[Source records]
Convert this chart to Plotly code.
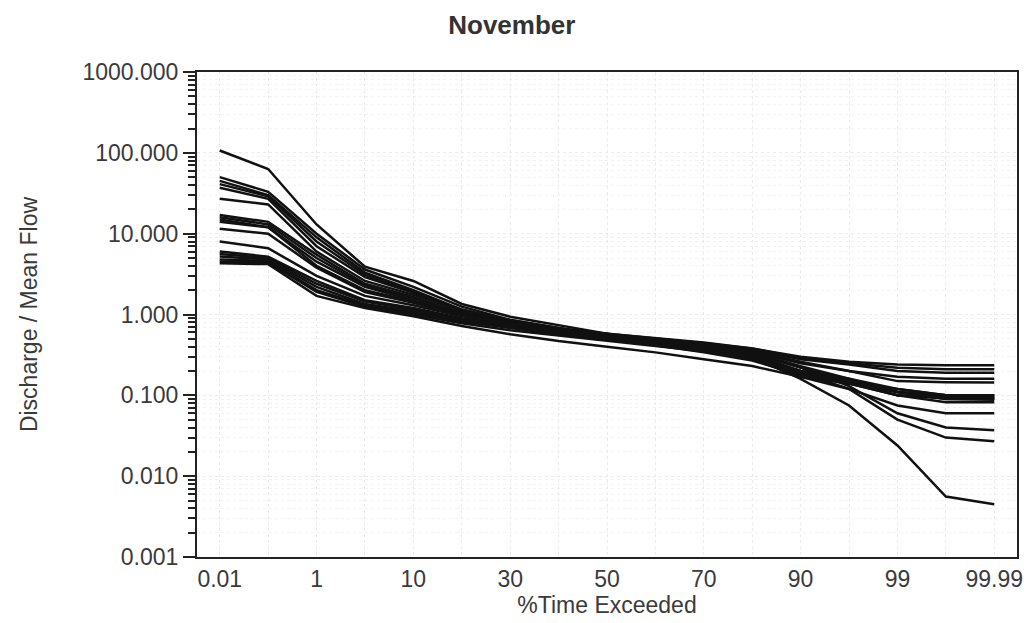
import plotly.graph_objects as go

# Exceedance probabilities (percent of time) at which each duration curve is evaluated
pct_exceeded = ["0.01", "0.1", "1", "5", "10", "20", "30", "40", "50",
                "60", "70", "80", "90", "95", "99", "99.9", "99.99"]

# Labelled positions on the probability axis
tick_labels = ["0.01", "1", "10", "30", "50", "70", "90", "99", "99.99"]

# Discharge / mean flow for each gauging station (November flows)
st01 = [107, 63, 13, 3.9, 2.6, 1.35, 0.94, 0.74, 0.58, 0.47, 0.38, 0.30, 0.20, 0.15, 0.11, 0.090, 0.088]
st02 = [50, 33, 10, 3.6, 2.2, 1.25, 0.86, 0.68, 0.55, 0.45, 0.36, 0.28, 0.17, 0.12, 0.075, 0.060, 0.060]
st03 = [45, 30, 9.0, 3.3, 2.0, 1.15, 0.82, 0.63, 0.51, 0.42, 0.34, 0.27, 0.18, 0.14, 0.11, 0.10, 0.10]
st04 = [41, 29, 8.0, 3.1, 1.9, 1.15, 0.85, 0.68, 0.56, 0.47, 0.40, 0.32, 0.20, 0.14, 0.10, 0.093, 0.092]
st05 = [37, 27, 7.0, 2.9, 1.85, 1.10, 0.80, 0.65, 0.54, 0.46, 0.38, 0.30, 0.16, 0.075, 0.024, 0.0056, 0.0045]
st06 = [27, 23, 6.0, 2.6, 1.75, 1.10, 0.82, 0.66, 0.55, 0.47, 0.40, 0.33, 0.22, 0.15, 0.10, 0.082, 0.082]
st07 = [17, 14, 5.5, 2.4, 1.65, 1.02, 0.76, 0.60, 0.50, 0.42, 0.35, 0.28, 0.19, 0.14, 0.10, 0.092, 0.092]
st08 = [16, 13, 5.0, 2.3, 1.6, 1.05, 0.80, 0.65, 0.55, 0.48, 0.42, 0.35, 0.25, 0.20, 0.15, 0.145, 0.144]
st09 = [15, 12, 4.5, 2.2, 1.5, 1.00, 0.78, 0.64, 0.55, 0.47, 0.40, 0.33, 0.22, 0.13, 0.060, 0.040, 0.037]
st10 = [14, 12, 4.0, 2.0, 1.45, 1.00, 0.80, 0.67, 0.58, 0.50, 0.44, 0.37, 0.28, 0.24, 0.20, 0.19, 0.19]
st11 = [11.5, 10, 3.8, 1.9, 1.4, 0.98, 0.78, 0.65, 0.56, 0.49, 0.43, 0.36, 0.26, 0.20, 0.17, 0.16, 0.16]
st12 = [8.0, 6.6, 3.0, 1.7, 1.3, 0.95, 0.78, 0.66, 0.58, 0.51, 0.45, 0.38, 0.29, 0.25, 0.22, 0.21, 0.21]
st13 = [6.0, 5.2, 2.6, 1.5, 1.2, 0.90, 0.75, 0.64, 0.56, 0.50, 0.44, 0.38, 0.30, 0.26, 0.24, 0.235, 0.235]
st14 = [5.6, 5.0, 2.4, 1.45, 1.15, 0.88, 0.72, 0.62, 0.54, 0.47, 0.41, 0.34, 0.23, 0.16, 0.11, 0.095, 0.095]
st15 = [5.2, 4.8, 2.2, 1.35, 1.10, 0.85, 0.70, 0.60, 0.52, 0.45, 0.38, 0.30, 0.19, 0.12, 0.050, 0.030, 0.027]
st16 = [4.8, 4.6, 2.0, 1.30, 1.05, 0.82, 0.68, 0.57, 0.49, 0.42, 0.36, 0.29, 0.20, 0.16, 0.12, 0.10, 0.10]
st17 = [4.5, 4.4, 1.9, 1.25, 1.00, 0.78, 0.64, 0.55, 0.47, 0.41, 0.35, 0.28, 0.19, 0.15, 0.11, 0.090, 0.090]
st18 = [4.3, 4.2, 1.7, 1.20, 0.95, 0.72, 0.57, 0.47, 0.40, 0.34, 0.28, 0.23, 0.17, 0.14, 0.12, 0.10, 0.10]

stations = [st01, st02, st03, st04, st05, st06, st07, st08, st09,
            st10, st11, st12, st13, st14, st15, st16, st17, st18]

FONT = "Liberation Sans, Arial, Helvetica, sans-serif"
TEXT = "#3a3a3a"

fig = go.Figure()
for i, series in enumerate(stations, start=1):
    fig.add_trace(go.Scatter(
        x=pct_exceeded, y=series, mode="lines",
        name=f"Station {i}",
        line=dict(color="#111111", width=2.5),
        showlegend=False,
    ))

grid_color = "#ebebeb"

fig.update_layout(
    width=1034, height=623,
    margin=dict(l=197, r=11, t=72, b=63),
    paper_bgcolor="white", plot_bgcolor="white",
    font=dict(family=FONT, color=TEXT, size=22),
    title=dict(
        text="<b>November</b>", x=0.495, xanchor="center",
        y=1 - 25 / 623, yanchor="middle",
        font=dict(family=FONT, size=26, color="#333333"),
    ),
)

fig.update_xaxes(
    type="category",
    categoryorder="array", categoryarray=pct_exceeded,
    tickvals=pct_exceeded,
    ticktext=[p if p in tick_labels else "" for p in pct_exceeded],
    range=[-0.47, len(pct_exceeded) - 0.53],
    showline=True, linecolor="#222222", linewidth=2, mirror=True,
    ticks="", tickfont=dict(size=23, color=TEXT),
    showgrid=True, gridcolor=grid_color, griddash="dot", gridwidth=1,
    zeroline=False,
    title=dict(text="%Time Exceeded", font=dict(size=23, color=TEXT), standoff=4),
)

fig.update_yaxes(
    type="log", range=[-3, 3], dtick=1, tickformat=".3f",
    showline=True, linecolor="#222222", linewidth=2, mirror=True,
    ticks="outside", ticklen=12, tickwidth=2, tickcolor="#222222",
    tickfont=dict(size=23, color=TEXT),
    showgrid=True, gridcolor=grid_color, griddash="dot", gridwidth=1,
    minor=dict(dtick="D1", ticks="outside", ticklen=7, tickwidth=1.5,
               tickcolor="#222222", showgrid=True, gridcolor="#f2f2f2",
               griddash="dot"),
    zeroline=False,
    title=dict(text="Discharge / Mean Flow", font=dict(size=23, color=TEXT), standoff=38),
)

fig.write_html("out.html")
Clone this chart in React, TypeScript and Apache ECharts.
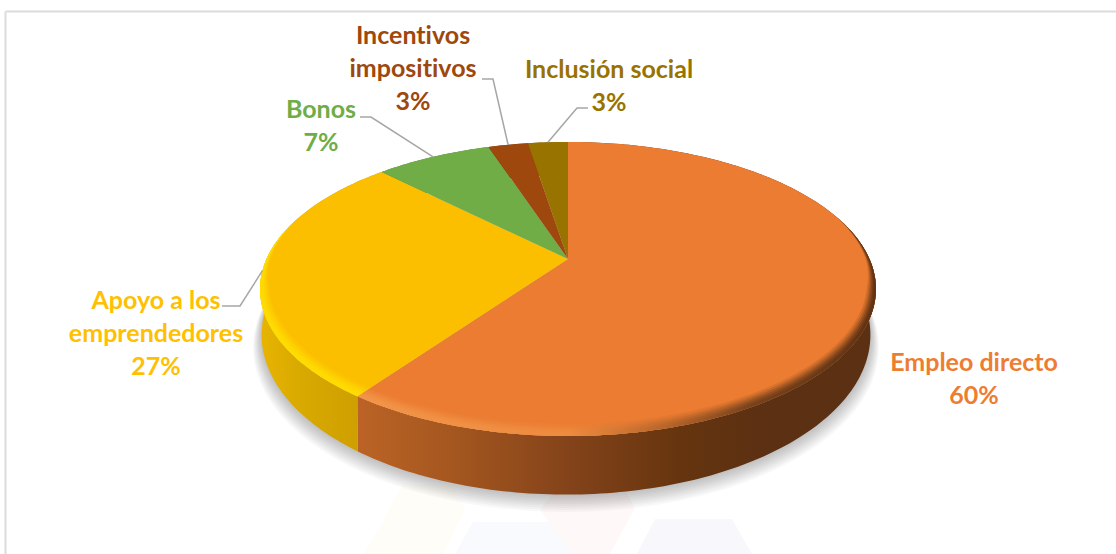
import React, { useEffect, useRef } from "react";
import * as echarts from "echarts";

const categories = ["Empleo directo", "Apoyo a los\nemprendedores", "Bonos", "Incentivos\nimpositivos", "Inclusión social"];
const values = [59.9, 27.6, 7.4, 2.55, 2.55];
const percentLabels = ["60%", "27%", "7%", "3%", "3%"];
const colors = ["#EB7C31", "#FBBF00", "#70AD47", "#9E480E", "#997300"];
const labelColors = ["#ED7D31", "#FFC000", "#70AD47", "#9E480E", "#997300"];

// Layout of the tilted disc: a circle under a perspective map
const CX = 568, TOP_CY = 259, A = 301.5, B = 140.9, K = -0.204;
const BOTTOM_CX = 566, BOTTOM_CY = 302.4, BOTTOM_A = 298, BOTTOM_B = 153;
const FONT = "Lato, Carlito, sans-serif";
const TOTAL = values.reduce((s, v) => s + v, 0);
// Slices run clockwise from 12 o'clock
const starts: number[] = [];
values.reduce((acc, v, i) => { starts[i] = acc; return acc + (v / TOTAL) * 360; }, 0);

const labelPos = [
  { x: 974, y: 377 }, { x: 156, y: 332 }, { x: 321, y: 124 }, { x: 413, y: 67 }, { x: 609, y: 84 },
];
const elbows: (number[][] | null)[] = [
  null,
  [[222, 306], [240, 306]],
  [[360, 117], [371, 117]],
  [[482, 79], [493, 79]],
  [[588, 108], [577, 108]],
];

const wallStops = [
  [[0, "#bb6326"], [0.16, "#bb6326"], [0.31, "#a5571f"], [0.5, "#84431a"], [0.68, "#66350f"], [0.81, "#5c3012"], [1, "#5c3012"]],
  [[0, "#e8b400"], [0.06, "#d9aa00"], [0.16, "#cf9f00"], [1, "#cf9f00"]],
  [[0, "#5a8a38"], [1, "#5a8a38"]],
  [[0, "#7a380b"], [1, "#7a380b"]],
  [[0, "#7a5c00"], [1, "#7a5c00"]],
];
const rimStops = [
  [[0, "#f0924a"], [0.16, "#f2964a"], [0.5, "#ee8c40"], [0.66, "#b5642a"], [0.8, "#74401a"], [1, "#5c3012"]],
  [[0, "#ffdc00"], [1, "#ffdc00"]],
  [[0, "#84c455"], [1, "#84c455"]],
  [[0, "#b0581a"], [1, "#b0581a"]],
  [[0, "#aa8400"], [1, "#aa8400"]],
];
const rimLayers = [[1.0, 0.15], [0.85, 0.2], [0.7, 0.3], [0.55, 0.4], [0.4, 0.55], [0.25, 0.75]];

const rad = (d: number) => (d * Math.PI) / 180;
function topPoint(phi: number, r: number) {
  const x = r * Math.sin(rad(phi));
  const y = -r * Math.cos(rad(phi));
  const d = 1 + K * y;
  return [CX + (A * x) / d, TOP_CY + (B * y) / d];
}
function bottomPoint(phi: number, r: number) {
  const x = r * Math.sin(rad(phi));
  const y = -r * Math.cos(rad(phi));
  const d = 1 + K * y;
  return [BOTTOM_CX + (BOTTOM_A * x) / d, BOTTOM_CY + (BOTTOM_B * y) / d];
}
function arcAngles(a0: number, a1: number, stepDeg = 1) {
  const n = Math.max(2, Math.ceil((a1 - a0) / stepDeg));
  const out: number[] = [];
  for (let i = 0; i <= n; i++) out.push(a0 + ((a1 - a0) * i) / n);
  return out;
}
const hGrad = (stops: any[]) => ({
  type: "linear", x: 260, y: 0, x2: 876, y2: 0, global: true,
  colorStops: stops.map(([offset, color]) => ({ offset, color })),
});

function rimWidth(phi: number) {
  const y = -Math.cos(rad(phi));
  const t = Math.min(1, Math.max(0, (y + 0.3) / 0.5));
  return t * (0.022 + 0.035 * Math.max(0, y));
}

function renderShadow() {
  const children: any[] = [];
  for (let j = 9; j >= 1; j--) {
    const pts = arcAngles(0, 360, 3).map((p) => {
      const q = bottomPoint(p, 1 + j * 0.003);
      return [q[0], q[1] + j * 1.2];
    });
    children.push({ type: "polygon", shape: { points: pts }, style: { fill: "rgba(0,0,0,0.028)" } });
  }
  return { type: "group", children };
}

function renderWall(params: any, api: any) {
  const i = params.dataIndex;
  const a0 = starts[i];
  const a1 = a0 + (api.value(0) / TOTAL) * 360;
  const angles = arcAngles(a0, a1);
  const pts = [...angles.map((p) => topPoint(p, 1)), ...angles.slice().reverse().map((p) => bottomPoint(p, 1))];
  return { type: "polygon", shape: { points: pts }, style: { fill: hGrad(wallStops[i]) } };
}

function renderTop(params: any, api: any) {
  const i = params.dataIndex;
  const a0 = starts[i];
  const a1 = a0 + (api.value(0) / TOTAL) * 360;
  const mid = (a0 + a1) / 2;
  const angles = arcAngles(a0, a1);
  const children: any[] = [];
  children.push({
    type: "polygon",
    shape: { points: [[CX, TOP_CY], ...angles.map((p) => topPoint(p, 1))] },
    style: { fill: colors[i] },
  });
  rimLayers.forEach(([w, opacity]) => {
    const outer = angles.map((p) => topPoint(p, 1));
    const inner = angles.slice().reverse().map((p) => topPoint(p, 1 - rimWidth(p) * w));
    children.push({
      type: "polygon",
      shape: { points: [...outer, ...inner] },
      style: { fill: hGrad(rimStops[i]), opacity },
    });
  });
  const elbow = elbows[i];
  if (elbow) {
    children.push({
      type: "polyline",
      shape: { points: [...elbow, topPoint(mid, 1)] },
      style: { stroke: "#a6a6a6", lineWidth: 1.5, fill: "none" },
    });
  }
  children.push({
    type: "text",
    x: labelPos[i].x,
    y: labelPos[i].y,
    style: {
      text: `${categories[i]}\n${percentLabels[i]}`,
      fill: labelColors[i],
      font: `bold 25px ${FONT}`,
      lineHeight: 33,
      align: "center",
      verticalAlign: "middle",
    },
  });
  return { type: "group", children };
}

const watermark: { pts: number[][]; fill: string }[] = [
  { pts: [[390, 507], [403, 485], [452, 485], [465, 508], [443, 554], [363, 554], [382, 523]], fill: "#fffdf8" },
  { pts: [[455, 554], [473, 522], [553, 522], [573, 554]], fill: "#f9fafd" },
  { pts: [[540, 510], [555, 490], [625, 490], [635, 508], [610, 554], [573, 554]], fill: "#fef9f8" },
  { pts: [[637, 554], [655, 519], [732, 519], [752, 554]], fill: "#f8f7fb" },
];

export default function App() {
  const ref = useRef<HTMLDivElement>(null);
  useEffect(() => {
    document.body.style.margin = "0";
    const css = document.createElement("style");
    css.textContent = "svg text { font-variant-ligatures: none !important; }";
    document.head.appendChild(css);
    const chart = echarts.init(ref.current!, null, { renderer: "svg" });
    const data = values.map((v, i) => ({ value: v, name: categories[i] }));
    chart.setOption({
      animation: false,
      backgroundColor: "#ffffff",
      graphic: [
        { type: "line", shape: { x1: 5.5, y1: 11.5, x2: 1116, y2: 11.5 }, style: { stroke: "#dcdcdc", lineWidth: 2 }, z: 0 },
        { type: "line", shape: { x1: 5.5, y1: 11.5, x2: 5.5, y2: 554 }, style: { stroke: "#dcdcdc", lineWidth: 2 }, z: 0 },
        ...watermark.map((w) => ({ type: "polygon", shape: { points: w.pts }, style: { fill: w.fill }, z: 0 })),
      ],
      series: [
        { type: "custom", coordinateSystem: "none", silent: true, z: 2, data: [100], renderItem: renderShadow },
        { type: "custom", coordinateSystem: "none", silent: true, z: 3, data, renderItem: renderWall },
        { type: "custom", coordinateSystem: "none", silent: true, z: 4, data, renderItem: renderTop },
      ],
    });
    return () => {
      chart.dispose();
      css.remove();
    };
  }, []);
  return <div ref={ref} style={{ width: 1116, height: 554 }} />;
}
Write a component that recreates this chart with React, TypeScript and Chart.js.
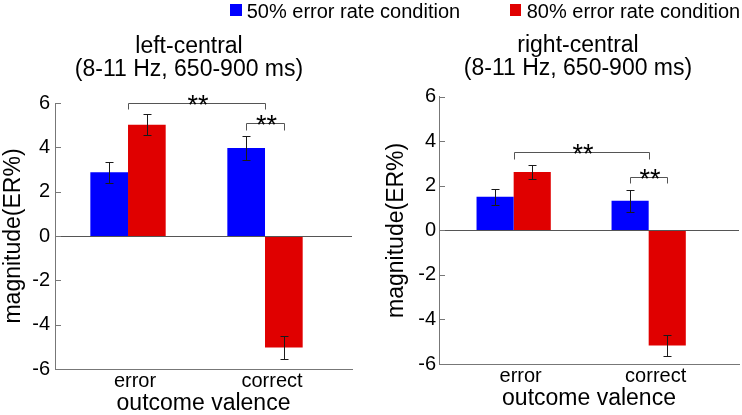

▸ Job:
Copy out the listing above from the line containing "Clone this chart" to the line containing "import * as", both included, exactly as written and minus the images.

▸ Answer:
Clone this chart in React, TypeScript and Apache ECharts.
import React, { useEffect, useRef } from "react";
import * as echarts from "echarts";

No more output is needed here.